+++ DATA EXTRACT +++

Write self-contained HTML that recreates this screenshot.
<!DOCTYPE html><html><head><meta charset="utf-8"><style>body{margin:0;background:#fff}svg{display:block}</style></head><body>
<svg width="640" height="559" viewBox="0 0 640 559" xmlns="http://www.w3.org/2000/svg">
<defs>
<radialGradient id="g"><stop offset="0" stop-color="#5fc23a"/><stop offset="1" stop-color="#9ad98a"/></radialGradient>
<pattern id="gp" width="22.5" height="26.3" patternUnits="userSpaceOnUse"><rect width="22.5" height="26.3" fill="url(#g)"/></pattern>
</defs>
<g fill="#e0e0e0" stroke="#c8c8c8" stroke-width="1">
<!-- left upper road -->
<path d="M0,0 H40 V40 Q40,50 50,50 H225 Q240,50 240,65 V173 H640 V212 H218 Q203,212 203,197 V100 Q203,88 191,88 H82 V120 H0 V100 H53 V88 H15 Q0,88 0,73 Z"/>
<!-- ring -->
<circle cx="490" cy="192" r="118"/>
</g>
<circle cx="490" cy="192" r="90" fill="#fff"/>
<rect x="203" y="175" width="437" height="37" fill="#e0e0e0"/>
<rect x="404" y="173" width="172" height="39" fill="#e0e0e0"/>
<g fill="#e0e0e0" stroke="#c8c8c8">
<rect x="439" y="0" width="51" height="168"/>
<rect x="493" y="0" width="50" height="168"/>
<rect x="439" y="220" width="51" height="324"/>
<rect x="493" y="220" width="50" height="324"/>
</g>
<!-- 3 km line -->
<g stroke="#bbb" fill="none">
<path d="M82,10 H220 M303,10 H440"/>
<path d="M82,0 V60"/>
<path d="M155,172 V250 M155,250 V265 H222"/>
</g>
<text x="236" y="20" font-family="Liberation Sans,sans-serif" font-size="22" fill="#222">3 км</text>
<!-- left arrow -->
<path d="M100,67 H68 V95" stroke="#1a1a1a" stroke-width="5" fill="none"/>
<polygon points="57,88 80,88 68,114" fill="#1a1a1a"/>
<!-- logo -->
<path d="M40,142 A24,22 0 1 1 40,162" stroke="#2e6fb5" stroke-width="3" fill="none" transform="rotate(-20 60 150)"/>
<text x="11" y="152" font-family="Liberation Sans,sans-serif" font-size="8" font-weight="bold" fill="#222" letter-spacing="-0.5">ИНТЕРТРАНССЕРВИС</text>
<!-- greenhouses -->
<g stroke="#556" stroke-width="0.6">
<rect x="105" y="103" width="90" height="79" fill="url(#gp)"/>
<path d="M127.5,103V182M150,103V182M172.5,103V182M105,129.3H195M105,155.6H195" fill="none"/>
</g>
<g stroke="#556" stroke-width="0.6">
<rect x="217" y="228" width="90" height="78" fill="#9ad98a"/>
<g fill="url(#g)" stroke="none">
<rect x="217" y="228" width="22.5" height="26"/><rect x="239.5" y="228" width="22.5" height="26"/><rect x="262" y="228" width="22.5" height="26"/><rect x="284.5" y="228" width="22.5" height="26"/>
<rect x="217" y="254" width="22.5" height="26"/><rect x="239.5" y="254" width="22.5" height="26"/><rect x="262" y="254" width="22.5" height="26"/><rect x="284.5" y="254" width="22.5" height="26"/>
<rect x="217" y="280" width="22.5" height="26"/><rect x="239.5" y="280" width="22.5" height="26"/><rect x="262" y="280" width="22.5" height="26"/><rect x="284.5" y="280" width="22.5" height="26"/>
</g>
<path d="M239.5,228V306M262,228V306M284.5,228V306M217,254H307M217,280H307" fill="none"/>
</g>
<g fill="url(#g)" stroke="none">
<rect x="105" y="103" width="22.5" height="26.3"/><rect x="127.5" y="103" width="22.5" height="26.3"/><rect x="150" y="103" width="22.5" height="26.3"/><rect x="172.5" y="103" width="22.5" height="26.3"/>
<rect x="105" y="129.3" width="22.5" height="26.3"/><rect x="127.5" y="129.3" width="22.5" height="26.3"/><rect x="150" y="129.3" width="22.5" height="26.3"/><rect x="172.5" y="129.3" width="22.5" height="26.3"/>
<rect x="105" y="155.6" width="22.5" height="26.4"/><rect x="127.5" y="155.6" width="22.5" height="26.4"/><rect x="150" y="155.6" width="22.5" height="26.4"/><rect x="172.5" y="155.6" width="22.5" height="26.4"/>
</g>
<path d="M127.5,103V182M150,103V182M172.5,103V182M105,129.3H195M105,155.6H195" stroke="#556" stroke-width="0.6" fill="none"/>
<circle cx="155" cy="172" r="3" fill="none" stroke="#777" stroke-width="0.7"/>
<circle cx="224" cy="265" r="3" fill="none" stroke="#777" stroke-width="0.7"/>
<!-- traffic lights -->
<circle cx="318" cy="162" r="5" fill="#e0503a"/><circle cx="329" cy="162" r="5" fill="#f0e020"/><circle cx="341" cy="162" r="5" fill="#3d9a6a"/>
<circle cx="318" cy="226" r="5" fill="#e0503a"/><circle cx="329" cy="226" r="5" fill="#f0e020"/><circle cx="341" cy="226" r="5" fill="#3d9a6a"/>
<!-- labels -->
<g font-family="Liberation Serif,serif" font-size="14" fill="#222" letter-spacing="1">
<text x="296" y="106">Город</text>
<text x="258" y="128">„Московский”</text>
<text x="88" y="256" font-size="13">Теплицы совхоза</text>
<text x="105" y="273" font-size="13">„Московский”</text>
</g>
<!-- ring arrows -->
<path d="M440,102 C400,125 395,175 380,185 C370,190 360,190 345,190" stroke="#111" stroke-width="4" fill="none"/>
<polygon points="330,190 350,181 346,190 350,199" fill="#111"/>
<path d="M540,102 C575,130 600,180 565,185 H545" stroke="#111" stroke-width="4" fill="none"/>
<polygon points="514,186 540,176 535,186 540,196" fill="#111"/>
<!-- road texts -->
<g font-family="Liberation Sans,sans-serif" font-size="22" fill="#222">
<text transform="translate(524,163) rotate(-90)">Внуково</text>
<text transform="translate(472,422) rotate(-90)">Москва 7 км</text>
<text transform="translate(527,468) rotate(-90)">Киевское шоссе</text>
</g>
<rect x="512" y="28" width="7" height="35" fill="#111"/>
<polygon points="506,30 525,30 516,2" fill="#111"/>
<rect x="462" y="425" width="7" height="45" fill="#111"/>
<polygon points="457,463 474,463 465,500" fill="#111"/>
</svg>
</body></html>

+++

__WHAT YOU WILL DO__.
Word for word, write out the data.

__RESPONSE TO THE TASK__.
Write self-contained HTML that recreates this screenshot.
<!DOCTYPE html><html><head><meta charset="utf-8"><style>body{margin:0;background:#fff}svg{display:block}</style></head><body>
<svg width="640" height="559" viewBox="0 0 640 559" xmlns="http://www.w3.org/2000/svg">
<defs>
<radialGradient id="g"><stop offset="0" stop-color="#5fc23a"/><stop offset="1" stop-color="#9ad98a"/></radialGradient>
<pattern id="gp" width="22.5" height="26.3" patternUnits="userSpaceOnUse"><rect width="22.5" height="26.3" fill="url(#g)"/></pattern>
</defs>
<g fill="#e0e0e0" stroke="#c8c8c8" stroke-width="1">
<!-- left upper road -->
<path d="M0,0 H40 V40 Q40,50 50,50 H225 Q240,50 240,65 V173 H640 V212 H218 Q203,212 203,197 V100 Q203,88 191,88 H82 V120 H0 V100 H53 V88 H15 Q0,88 0,73 Z"/>
<!-- ring -->
<circle cx="490" cy="192" r="118"/>
</g>
<circle cx="490" cy="192" r="90" fill="#fff"/>
<rect x="203" y="175" width="437" height="37" fill="#e0e0e0"/>
<rect x="404" y="173" width="172" height="39" fill="#e0e0e0"/>
<g fill="#e0e0e0" stroke="#c8c8c8">
<rect x="439" y="0" width="51" height="168"/>
<rect x="493" y="0" width="50" height="168"/>
<rect x="439" y="220" width="51" height="324"/>
<rect x="493" y="220" width="50" height="324"/>
</g>
<!-- 3 km line -->
<g stroke="#bbb" fill="none">
<path d="M82,10 H220 M303,10 H440"/>
<path d="M82,0 V60"/>
<path d="M155,172 V250 M155,250 V265 H222"/>
</g>
<text x="236" y="20" font-family="Liberation Sans,sans-serif" font-size="22" fill="#222">3 км</text>
<!-- left arrow -->
<path d="M100,67 H68 V95" stroke="#1a1a1a" stroke-width="5" fill="none"/>
<polygon points="57,88 80,88 68,114" fill="#1a1a1a"/>
<!-- logo -->
<path d="M40,142 A24,22 0 1 1 40,162" stroke="#2e6fb5" stroke-width="3" fill="none" transform="rotate(-20 60 150)"/>
<text x="11" y="152" font-family="Liberation Sans,sans-serif" font-size="8" font-weight="bold" fill="#222" letter-spacing="-0.5">ИНТЕРТРАНССЕРВИС</text>
<!-- greenhouses -->
<g stroke="#556" stroke-width="0.6">
<rect x="105" y="103" width="90" height="79" fill="url(#gp)"/>
<path d="M127.5,103V182M150,103V182M172.5,103V182M105,129.3H195M105,155.6H195" fill="none"/>
</g>
<g stroke="#556" stroke-width="0.6">
<rect x="217" y="228" width="90" height="78" fill="#9ad98a"/>
<g fill="url(#g)" stroke="none">
<rect x="217" y="228" width="22.5" height="26"/><rect x="239.5" y="228" width="22.5" height="26"/><rect x="262" y="228" width="22.5" height="26"/><rect x="284.5" y="228" width="22.5" height="26"/>
<rect x="217" y="254" width="22.5" height="26"/><rect x="239.5" y="254" width="22.5" height="26"/><rect x="262" y="254" width="22.5" height="26"/><rect x="284.5" y="254" width="22.5" height="26"/>
<rect x="217" y="280" width="22.5" height="26"/><rect x="239.5" y="280" width="22.5" height="26"/><rect x="262" y="280" width="22.5" height="26"/><rect x="284.5" y="280" width="22.5" height="26"/>
</g>
<path d="M239.5,228V306M262,228V306M284.5,228V306M217,254H307M217,280H307" fill="none"/>
</g>
<g fill="url(#g)" stroke="none">
<rect x="105" y="103" width="22.5" height="26.3"/><rect x="127.5" y="103" width="22.5" height="26.3"/><rect x="150" y="103" width="22.5" height="26.3"/><rect x="172.5" y="103" width="22.5" height="26.3"/>
<rect x="105" y="129.3" width="22.5" height="26.3"/><rect x="127.5" y="129.3" width="22.5" height="26.3"/><rect x="150" y="129.3" width="22.5" height="26.3"/><rect x="172.5" y="129.3" width="22.5" height="26.3"/>
<rect x="105" y="155.6" width="22.5" height="26.4"/><rect x="127.5" y="155.6" width="22.5" height="26.4"/><rect x="150" y="155.6" width="22.5" height="26.4"/><rect x="172.5" y="155.6" width="22.5" height="26.4"/>
</g>
<path d="M127.5,103V182M150,103V182M172.5,103V182M105,129.3H195M105,155.6H195" stroke="#556" stroke-width="0.6" fill="none"/>
<circle cx="155" cy="172" r="3" fill="none" stroke="#777" stroke-width="0.7"/>
<circle cx="224" cy="265" r="3" fill="none" stroke="#777" stroke-width="0.7"/>
<!-- traffic lights -->
<circle cx="318" cy="162" r="5" fill="#e0503a"/><circle cx="329" cy="162" r="5" fill="#f0e020"/><circle cx="341" cy="162" r="5" fill="#3d9a6a"/>
<circle cx="318" cy="226" r="5" fill="#e0503a"/><circle cx="329" cy="226" r="5" fill="#f0e020"/><circle cx="341" cy="226" r="5" fill="#3d9a6a"/>
<!-- labels -->
<g font-family="Liberation Serif,serif" font-size="14" fill="#222" letter-spacing="1">
<text x="296" y="106">Город</text>
<text x="258" y="128">„Московский”</text>
<text x="88" y="256" font-size="13">Теплицы совхоза</text>
<text x="105" y="273" font-size="13">„Московский”</text>
</g>
<!-- ring arrows -->
<path d="M440,102 C400,125 395,175 380,185 C370,190 360,190 345,190" stroke="#111" stroke-width="4" fill="none"/>
<polygon points="330,190 350,181 346,190 350,199" fill="#111"/>
<path d="M540,102 C575,130 600,180 565,185 H545" stroke="#111" stroke-width="4" fill="none"/>
<polygon points="514,186 540,176 535,186 540,196" fill="#111"/>
<!-- road texts -->
<g font-family="Liberation Sans,sans-serif" font-size="22" fill="#222">
<text transform="translate(524,163) rotate(-90)">Внуково</text>
<text transform="translate(472,422) rotate(-90)">Москва 7 км</text>
<text transform="translate(527,468) rotate(-90)">Киевское шоссе</text>
</g>
<rect x="512" y="28" width="7" height="35" fill="#111"/>
<polygon points="506,30 525,30 516,2" fill="#111"/>
<rect x="462" y="425" width="7" height="45" fill="#111"/>
<polygon points="457,463 474,463 465,500" fill="#111"/>
</svg>
</body></html>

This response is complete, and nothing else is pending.